То же самое можно сказать и о генетической манипуляции. Генетический код человека может быть уподоблен книге, при написании которой было использовано 3,5 миллиарда букв, и мы способны лишь в очень малой степени разобрать и понять их. Но теоретически наше познание может зайти гораздо дальше, и однажды человек, возможно, сможет прочесть весь свой генетический код; а прочитав, попытаться в какой–то мере изменить его. В таком случае наша медицина сможет справиться с рядом генетических болезней и принести множество иных даров человечеству, но такое открытие — как «мирный атом», который может обернуться и своим «мирным» Чернобылем.
Генетический «Чернобыль» — это тиражирование человека, производимого по его собственному образу и подобию, поточное производство «гомункулусов» (которые не будут столь безобидны, как у Гете). Нетрудно представить себе, что этот новый акт творения со стороны человека станет, по сути, актом соперничества с Богом и присвоением Его власти, ибо от власти над физическим существованием себе подобного человек получит ключи власти и над его внутренним миром, его «душой». Тем самым возникнет реальная возможность осуществить то, что не удалось тоталитарным идеологиям XX века, хотя и действовавшим насилием и соблазном, но все же извне, и потому не способным лишить человека внутреннего выбора. Европейские парламенты, пока запрещающие клонирование, словно отступая перед разверзающейся бездной, не имеют твердого уступа, на котором они могли бы задержаться и не соскользнуть в нее. Ибо запрет на создание человека человеком не может иметь иных оснований, кроме особого видения человека, которое следовало бы назвать «евхаристическим», основывающимся на том, что Библия называет Премудростью.
Искусство Премудрости состоит не в построении какой–то особой «софиологии», но в нашем узнавании любви Божьей, разлитой и действующей в мире. Премудрость может быть заключена уже в «слухе сердца» нашего, настроенного (как настраивают инструмент) на внимание к Богу, на диалог с Ним, на Его присутствие и на повиновение Ему. Но первоначальное отношение к Премудрости в удивлении перед тем, что ею создано. Человеческий зародыш, зигота, оплодотворенная яйцеклетка «устроены дивно» потому, что в них уже вложен или свернут образ Божий со всеми его дарами и обетованиями. Премудрость противостоит закрытости, то есть некому самодовлеющему (в прошлом веке его несколько неточно называли «отвлеченным») знанию, имеющему своим центром самоутверждающееся человеческое Я, упрятанное за бесстрастной и безликой рациональностью, таящей в себе иррациональную волю к хищному эгоцентрическому господству.
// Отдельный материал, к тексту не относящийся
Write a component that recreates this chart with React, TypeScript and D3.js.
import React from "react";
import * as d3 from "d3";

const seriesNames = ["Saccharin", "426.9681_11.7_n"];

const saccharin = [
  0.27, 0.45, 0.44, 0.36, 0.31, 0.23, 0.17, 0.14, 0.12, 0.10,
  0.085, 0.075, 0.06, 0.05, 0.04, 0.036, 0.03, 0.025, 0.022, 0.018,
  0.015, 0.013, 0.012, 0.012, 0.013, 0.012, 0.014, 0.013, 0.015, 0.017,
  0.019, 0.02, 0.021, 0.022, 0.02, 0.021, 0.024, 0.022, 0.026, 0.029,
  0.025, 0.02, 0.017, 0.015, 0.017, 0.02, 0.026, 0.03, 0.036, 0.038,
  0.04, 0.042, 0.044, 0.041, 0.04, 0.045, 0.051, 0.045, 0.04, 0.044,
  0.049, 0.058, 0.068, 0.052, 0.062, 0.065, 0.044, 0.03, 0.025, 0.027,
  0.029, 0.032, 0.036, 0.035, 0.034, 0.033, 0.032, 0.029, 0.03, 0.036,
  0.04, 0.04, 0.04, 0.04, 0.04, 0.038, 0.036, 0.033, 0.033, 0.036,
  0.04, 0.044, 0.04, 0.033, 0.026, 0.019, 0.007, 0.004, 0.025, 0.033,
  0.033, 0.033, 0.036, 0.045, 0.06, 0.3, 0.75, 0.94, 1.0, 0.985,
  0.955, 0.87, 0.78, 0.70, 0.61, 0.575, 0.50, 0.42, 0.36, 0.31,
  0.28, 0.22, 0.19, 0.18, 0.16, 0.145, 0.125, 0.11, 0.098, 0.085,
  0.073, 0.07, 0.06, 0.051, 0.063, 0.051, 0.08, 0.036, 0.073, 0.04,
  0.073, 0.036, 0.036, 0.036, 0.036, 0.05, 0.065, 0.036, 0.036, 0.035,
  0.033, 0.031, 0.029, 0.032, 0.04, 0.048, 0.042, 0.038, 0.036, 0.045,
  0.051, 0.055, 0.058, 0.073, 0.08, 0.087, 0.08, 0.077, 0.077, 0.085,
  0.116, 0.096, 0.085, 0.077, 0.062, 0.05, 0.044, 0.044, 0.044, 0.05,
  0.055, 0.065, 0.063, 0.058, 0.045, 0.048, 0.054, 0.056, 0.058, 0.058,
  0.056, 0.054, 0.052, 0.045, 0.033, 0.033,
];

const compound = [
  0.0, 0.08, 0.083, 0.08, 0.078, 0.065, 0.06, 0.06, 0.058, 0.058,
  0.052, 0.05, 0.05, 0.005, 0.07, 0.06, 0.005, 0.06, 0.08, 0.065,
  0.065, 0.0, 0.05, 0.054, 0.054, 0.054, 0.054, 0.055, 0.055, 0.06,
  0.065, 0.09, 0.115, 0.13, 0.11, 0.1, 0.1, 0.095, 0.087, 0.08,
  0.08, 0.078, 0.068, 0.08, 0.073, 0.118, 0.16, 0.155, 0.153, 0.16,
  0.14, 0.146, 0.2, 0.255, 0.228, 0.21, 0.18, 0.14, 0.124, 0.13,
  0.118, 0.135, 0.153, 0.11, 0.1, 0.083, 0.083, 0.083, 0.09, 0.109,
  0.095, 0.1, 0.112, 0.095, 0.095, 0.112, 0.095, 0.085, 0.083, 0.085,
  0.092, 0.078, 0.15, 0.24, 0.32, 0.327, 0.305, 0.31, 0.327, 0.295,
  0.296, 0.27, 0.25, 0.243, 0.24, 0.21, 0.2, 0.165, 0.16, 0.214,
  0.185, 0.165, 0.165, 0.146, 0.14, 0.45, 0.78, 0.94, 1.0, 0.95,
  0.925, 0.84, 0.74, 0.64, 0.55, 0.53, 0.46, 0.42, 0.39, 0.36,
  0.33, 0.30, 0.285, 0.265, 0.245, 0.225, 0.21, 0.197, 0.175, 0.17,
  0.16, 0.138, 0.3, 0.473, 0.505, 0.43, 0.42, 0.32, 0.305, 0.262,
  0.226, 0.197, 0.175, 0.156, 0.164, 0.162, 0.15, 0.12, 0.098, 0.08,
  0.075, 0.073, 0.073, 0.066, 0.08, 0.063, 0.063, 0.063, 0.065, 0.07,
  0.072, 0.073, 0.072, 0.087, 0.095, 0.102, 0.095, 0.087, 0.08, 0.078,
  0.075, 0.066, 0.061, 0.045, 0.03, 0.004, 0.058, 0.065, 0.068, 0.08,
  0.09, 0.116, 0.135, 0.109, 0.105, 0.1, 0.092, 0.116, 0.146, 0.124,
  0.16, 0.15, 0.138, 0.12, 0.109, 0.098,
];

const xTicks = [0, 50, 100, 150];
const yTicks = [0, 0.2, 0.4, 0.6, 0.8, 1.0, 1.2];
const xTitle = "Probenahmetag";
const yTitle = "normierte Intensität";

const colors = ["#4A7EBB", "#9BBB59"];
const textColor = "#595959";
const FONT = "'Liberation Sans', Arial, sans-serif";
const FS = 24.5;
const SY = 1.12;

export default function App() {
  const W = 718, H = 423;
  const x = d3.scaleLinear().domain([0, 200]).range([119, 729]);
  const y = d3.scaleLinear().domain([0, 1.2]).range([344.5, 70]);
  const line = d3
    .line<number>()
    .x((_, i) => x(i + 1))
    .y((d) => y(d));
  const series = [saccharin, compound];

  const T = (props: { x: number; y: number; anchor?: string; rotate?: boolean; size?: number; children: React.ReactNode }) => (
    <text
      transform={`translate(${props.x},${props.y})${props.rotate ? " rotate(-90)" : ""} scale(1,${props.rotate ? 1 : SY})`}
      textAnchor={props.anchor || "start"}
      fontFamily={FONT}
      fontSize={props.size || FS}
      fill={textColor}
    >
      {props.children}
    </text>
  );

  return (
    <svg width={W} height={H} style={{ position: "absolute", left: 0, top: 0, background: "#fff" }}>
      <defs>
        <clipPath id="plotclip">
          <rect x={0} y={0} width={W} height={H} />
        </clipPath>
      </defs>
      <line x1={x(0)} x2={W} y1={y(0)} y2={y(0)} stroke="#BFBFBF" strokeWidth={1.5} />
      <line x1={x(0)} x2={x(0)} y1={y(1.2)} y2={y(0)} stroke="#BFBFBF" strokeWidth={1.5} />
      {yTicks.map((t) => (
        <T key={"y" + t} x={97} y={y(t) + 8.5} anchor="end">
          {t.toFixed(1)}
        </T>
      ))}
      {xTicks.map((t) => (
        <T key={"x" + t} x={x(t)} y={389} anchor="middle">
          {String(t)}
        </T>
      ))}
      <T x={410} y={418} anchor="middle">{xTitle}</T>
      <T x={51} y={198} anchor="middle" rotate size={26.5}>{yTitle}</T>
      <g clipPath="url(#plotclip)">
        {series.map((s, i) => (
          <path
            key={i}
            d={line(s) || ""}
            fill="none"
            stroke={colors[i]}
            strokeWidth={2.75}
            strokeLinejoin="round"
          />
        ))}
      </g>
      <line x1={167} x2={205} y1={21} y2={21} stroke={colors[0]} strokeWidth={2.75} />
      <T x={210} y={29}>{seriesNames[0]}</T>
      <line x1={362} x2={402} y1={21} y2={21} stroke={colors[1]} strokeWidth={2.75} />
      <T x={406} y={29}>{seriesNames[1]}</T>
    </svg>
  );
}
В видении Премудрости Бог отдает Себя Своему творению, одаривает его Своими энергиями, повсюду обнаруживает Свое присутствие. Премудрость открывает перед нами процесс творения, когда Бог «оплодотворяет» Своей памятью или Своей любовью все, что Он вызывает из небытия. «Господь премудростию основал землю, небеса утвердил разумом» (Притч 3:19). Наша рассудительность может воспринять образ этой премудрости, как подобное познается подобным, ибо тот разум, что разлит в творении и наполняет собой каждую клетку его, соотнесен и с человеческим сердцем и разумом. Когда познание обращается к Премудрости, вернее, открывает ее для себя, вслушивается в нее и в конце концов становится ее отражением, мы вправе называть его святым. Но когда наше познание добивается полной своей «суверенности», когда, отворачиваясь от Премудрости и оспаривая ее, оно в то же время ее обкрадывает, создает свой собственный универсум, как бы извлекая его из мира своего Я, оно становится в библейском понимании «неправым» или «нечестивым»:
«Сила, которая вызвала меня к жизни, слепая», — вторит этой мысли Шопенгауэр, и она повторяется во множестве вариантов в идеях о «случайности» или «заброшенности» нашего Я в этот враждебный и абсурдный мир, затерянный среди стольких других. Премудрость же находит во всяком творении «любовь, что движет солнце и светила», любовь в ее зрячести, любовь в ее разуме, созерцающем «секреты славы Божией, сокрытой в существах и вещах» (преп. Исаак Сирин). Правда, чаще всего человек предпочитает пользоваться секретами мироздания так, как генеральный штаб одной армии использует сведения, добытые у другой. Но какие бы секреты ни оказывались в наших руках, и как бы мы ни пользовались ими, они — лишь мелкие осколки той бездонной и неизмеримой тайны, которая лежит в истоке творения, имена которой — Любовь и Премудрость.